Overall, these are fascinating additions to the list of options. I love seeing Tome, Blade, and Chain get new options, and Talisman feels like a worthy new path – if more generous than most warlock pacts. The narrative implications of that are awesome – “yes, I’ll serve you – if only you’ll give me a way to protect my loved ones.”

Pact Boon Option: Pact of the Talisman – okay, yes, I spoiled this a bit above. The baseline talisman gives the person wearing it +1d4 to any non-proficient ability check they make. So this is good for anyone and amazing to give to a bard (because Jack of All Trades stacks with this).

I’d like to see additional Eldritch Invocations for this Pact that developed it into a weird new way to play a warlock as a pseudo-tank. The talisman carries even better symbolic weight than a 4e swordmage’s Aegis, and I frickin’ love 4e swordmages.

Wizard

Wizards don’t get much here, but in fairness, they needed even less. Well, other than Necromancers. And arguably Enchanters.
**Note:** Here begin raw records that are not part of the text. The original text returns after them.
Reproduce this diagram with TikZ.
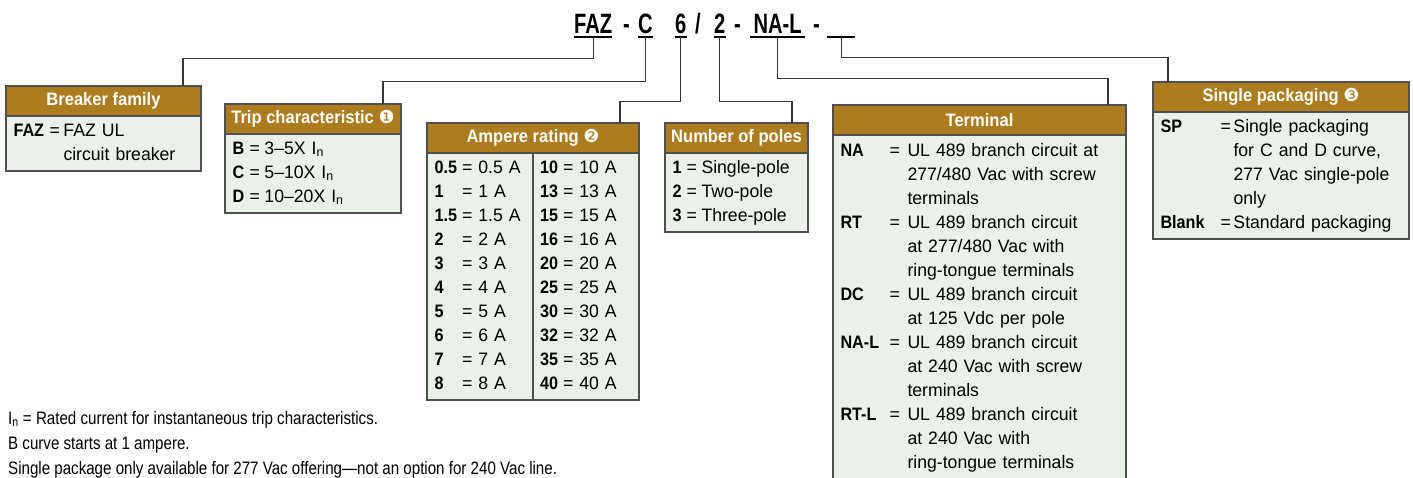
\documentclass[tikz,border=0pt]{standalone}
\usepackage{fontspec}
\setmainfont[FakeStretch=0.98, BoldFeatures={FakeStretch=0.9}]{Liberation Sans}
\newfontfamily\titlefont[FakeStretch=0.72]{Liberation Sans}
\newfontfamily\headfont[FakeStretch=0.92]{Liberation Sans}
\newfontfamily\notefont[FakeStretch=0.84]{Liberation Sans}
\newfontfamily\circfont{DejaVu Sans}

\definecolor{hdrbrown}{RGB}{172,124,30}
\definecolor{bodygreen}{RGB}{234,241,233}
\definecolor{edgegray}{RGB}{80,80,80}
\definecolor{linkgray}{RGB}{55,55,55}

\begin{document}
\begin{tikzpicture}[
    x=1pt, y=-1pt,
    every node/.style={font=\fontsize{18}{24}\selectfont},
    code/.style={font=\titlefont\fontsize{28}{30}\selectfont\bfseries, inner xsep=0pt, inner ysep=4pt, text depth=0pt, anchor=base west},
    header/.style={draw=edgegray, line width=1.2pt, fill=hdrbrown, text=white, font=\headfont\fontsize{18}{24}\selectfont\bfseries, minimum height=30pt, inner sep=0pt, outer sep=0pt, anchor=north west},
    body/.style={draw=edgegray, line width=1.2pt, fill=bodygreen, inner xsep=7.5pt, inner ysep=3.5pt, outer sep=0pt, align=left, anchor=north west},
    link/.style={draw=linkgray, line width=1.3pt},
    uline/.style={draw=black, line width=2.2pt},
    note/.style={font=\notefont\fontsize{18}{24}\selectfont, inner sep=0pt, anchor=base west}
]
\useasboundingbox (0,0) rectangle (1413,477);

% Catalog number
\node[code] (tFAZ) at (574,33) {FAZ};
\node[code] (dashA) at (623,33) {-};
\node[code] (tC) at (638,33) {C};
\node[code] (t6) at (675,33) {6};
\node[code] (slash) at (695,33) {/};
\node[code] (t2) at (714,33) {2};
\node[code] (dashB) at (734,33) {-};
\node[code, minimum width=55pt] (tNAL) at (750,33) {NA-L};
\node[code] (dashC) at (813,33) {-};
\node[code, minimum width=28pt] (tBlank) at (827,33) {};
\foreach \n in {tFAZ,tC,t6,t2,tNAL,tBlank}
    \draw[uline] (\n.south west) -- (\n.south east);

% Breaker family
\node[header, minimum width=195pt] (famH) at (6,86) {Breaker family};
\node[body, text width=180pt] (famB) at (famH.south west) {%
\begin{tabular}{@{}p{36pt}@{}p{14pt}@{}l@{}}
\textbf{FAZ} & = & FAZ UL\\
 & & circuit breaker
\end{tabular}};

% Trip characteristic
\node[header, minimum width=176pt] (tripH) at (225,104) {Trip characteristic {\circfont\mdseries ❶}};
\node[body, text width=161pt] (tripB) at (tripH.south west) {%
\begin{tabular}{@{}p{17pt}@{}p{15pt}@{}l@{}}
\textbf{B} & = & 3–5X I\textsubscript{n}\\
\textbf{C} & = & 5–10X I\textsubscript{n}\\
\textbf{D} & = & 10–20X I\textsubscript{n}
\end{tabular}};

% Ampere rating
\node[header, minimum width=212pt] (ampH) at (427,123) {Ampere rating {\circfont\mdseries ❷}};
\node[body, text width=197pt] (ampB) at (ampH.south west) {%
\begin{tabular}{@{}p{27.5pt}@{}p{78pt}@{}p{23pt}@{}l@{}}
\textbf{0.5} & = 0.5 A & \textbf{10} & = 10 A\\
\textbf{1} & = 1 A & \textbf{13} & = 13 A\\
\textbf{1.5} & = 1.5 A & \textbf{15} & = 15 A\\
\textbf{2} & = 2 A & \textbf{16} & = 16 A\\
\textbf{3} & = 3 A & \textbf{20} & = 20 A\\
\textbf{4} & = 4 A & \textbf{25} & = 25 A\\
\textbf{5} & = 5 A & \textbf{30} & = 30 A\\
\textbf{6} & = 6 A & \textbf{32} & = 32 A\\
\textbf{7} & = 7 A & \textbf{35} & = 35 A\\
\textbf{8} & = 8 A & \textbf{40} & = 40 A
\end{tabular}};
\draw[draw=edgegray, line width=1.2pt] (ampB.north -| 533,0) -- (ampB.south -| 533,0);

% Number of poles
\node[header, minimum width=143pt] (polesH) at (665,123) {Number of poles};
\node[body, text width=128pt] (polesB) at (polesH.south west) {%
\begin{tabular}{@{}p{14pt}@{}p{15pt}@{}l@{}}
\textbf{1} & = & Single-pole\\
\textbf{2} & = & Two-pole\\
\textbf{3} & = & Three-pole
\end{tabular}};

% Terminal
\node[header, minimum width=293pt] (termH) at (833,105) {Terminal};
\node[body, text width=278pt, inner ysep=5pt] (termB) at (termH.south west) {%
\begin{tabular}{@{}p{49pt}@{}p{18pt}@{}l@{}}
\textbf{NA} & = & UL 489 branch circuit at\\
 & & 277/480 Vac with screw\\
 & & terminals\\
\textbf{RT} & = & UL 489 branch circuit\\
 & & at 277/480 Vac with\\
 & & ring-tongue terminals\\
\textbf{DC} & = & UL 489 branch circuit\\
 & & at 125 Vdc per pole\\
\textbf{NA-L} & = & UL 489 branch circuit\\
 & & at 240 Vac with screw\\
 & & terminals\\
\textbf{RT-L} & = & UL 489 branch circuit\\
 & & at 240 Vac with\\
 & & ring-tongue terminals
\end{tabular}};

% Single packaging
\node[header, minimum width=256pt] (packH) at (1153,82) {Single packaging {\circfont\mdseries ❸}};
\node[body, text width=241pt] (packB) at (packH.south west) {%
\begin{tabular}{@{}p{60pt}@{}p{13pt}@{}l@{}}
\textbf{SP} & = & Single packaging\\
 & & for C and D curve,\\
 & & 277 Vac single-pole\\
 & & only\\
\textbf{Blank} & = & Standard packaging
\end{tabular}};

% Leaders from the code to the boxes
\draw[link] (tFAZ.south) -- ++(0,21) -| ([xshift=-18pt]famH.north east);
\draw[link] (tC.south) -- ++(0,44) -| ([xshift=-18pt]tripH.north east);
\draw[link] (t6.south) -- ++(0,64) -| ([xshift=-19pt]ampH.north east);
\draw[link] (t2.south) -- ++(0,64) -| ([xshift=-16pt]polesH.north east);
\draw[link] (tNAL.south) -- ++(0,41) -| ([xshift=-18pt]termH.north east);
\draw[link] (tBlank.south) -- ++(0,20) -| ([xshift=15pt]packH.north west);

% Notes
\node[note] (noteA) at (8,424) {I\textsubscript{n} = Rated current for instantaneous trip characteristics.};
\node[note] (noteB) at (8,449) {B curve starts at 1 ampere.};
\node[note] (noteC) at (8,474) {Single package only available for 277 Vac offering—not an option for 240 Vac line.};

\end{tikzpicture}
\end{document}
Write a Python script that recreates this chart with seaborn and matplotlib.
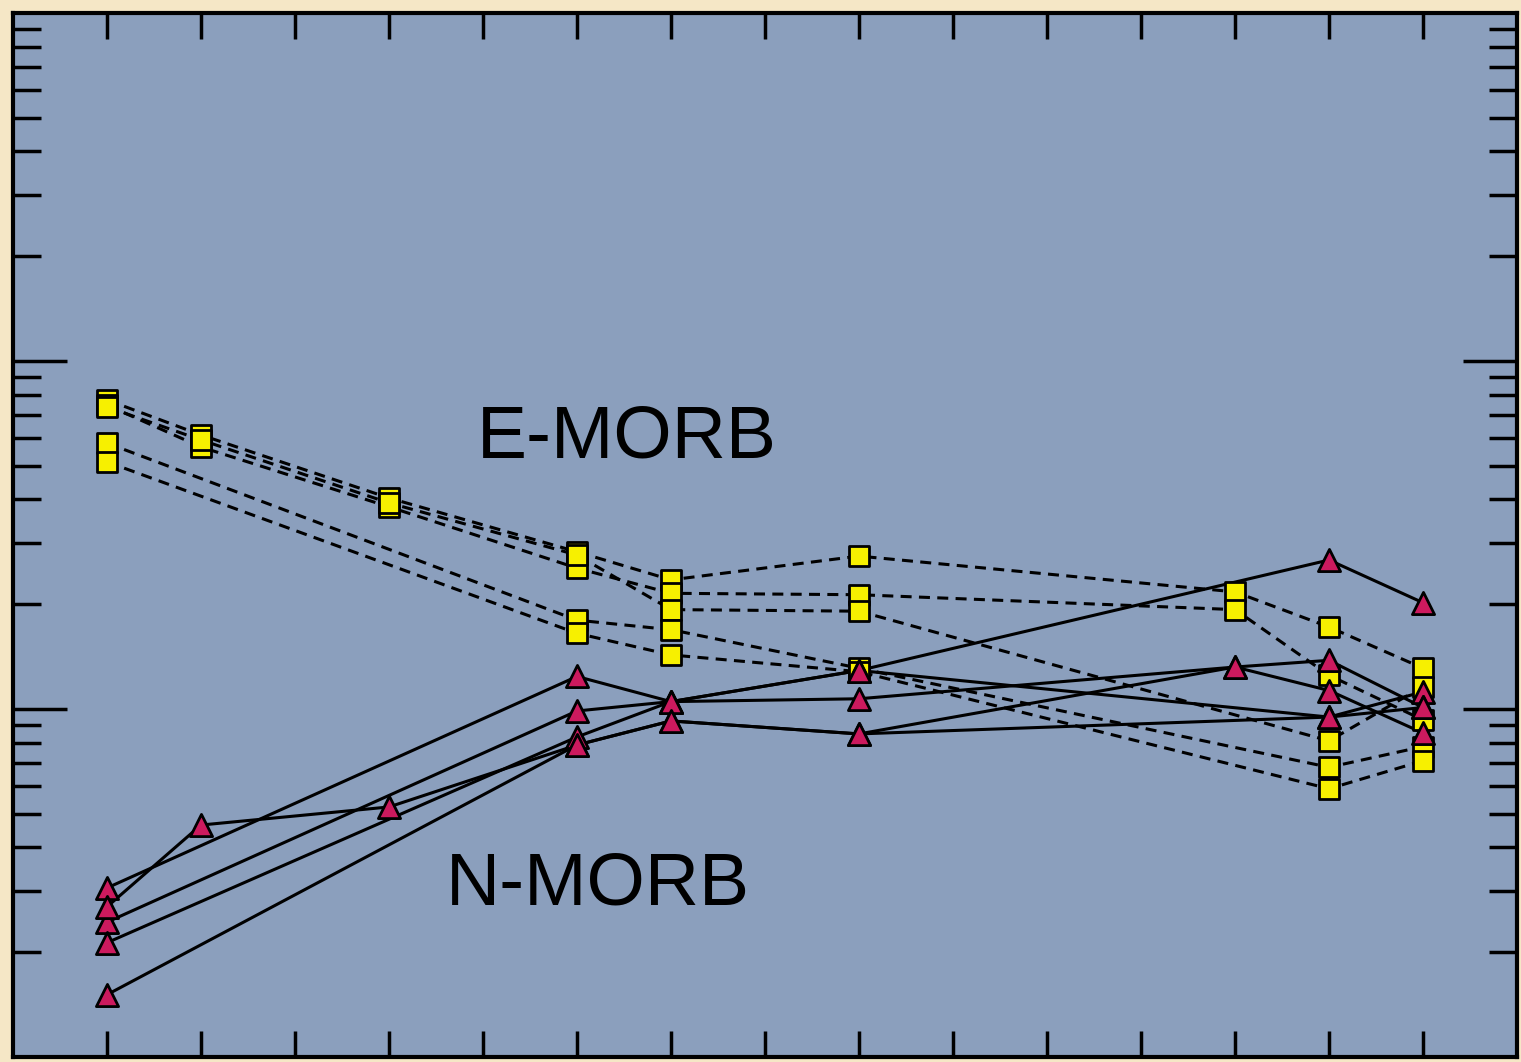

But other than Beast Masters and Battle Masters, this document isn’t about subclass tweaks.

Cantrip Versatility does the same thing here as it does for clerics and druids.

Spellcasting: Wizards gain just four spells, and I don’t know why they didn’t have them before. Diviners obviously need access to augury and divination for their core concept. The word “necromancy” literally denotes “divination by speaking with the dead,” so speak with dead always should have been available. 3.x wizards certainly had enhance ability’s precursor spells, and I’m sure every Transmuter is happy to see it come back now.

Conclusion

This is, as I said at the beginning, an absolute beast of a UA document. I’m seeing “precursor to 5.5” getting thrown around a lot, and that was part of my initial reaction. Backward compatibility is basically 100% for now, since it’s only changing player-facing content and not monsters or anything else.

I don’t believe that this does invalidate the Player’s Handbook, as I’ve seen a few others say. There is a net gain in power here, especially for the still-hotly-debated ranger, but the great majority of the content is close to power-neutral. Just… don’t be the kind of player who squeezes a ton of extra power out of exploiting the respend mechanics, please? It’s nothing but a headache. (If you’re one of my players worried that I mean you – I don’t, this time.)

I have quibbles with some pieces of this, but overall I think WotC has delivered another very strong public-playtest document. Fighter, ranger, and warlock all hit the jackpot here. I probably can’t overstate the effect that the new fighting styles will have on the breadth of fighter, paladin, and ranger builds. I would have forgiven any depth of sins in exchange for Interception fighting style, though. The sorcerer is probably the least exciting class of the whole document to me, but I appreciate the concepts in play.

Now just do the same for Two-Weapon Fighting, s’il vous plaît?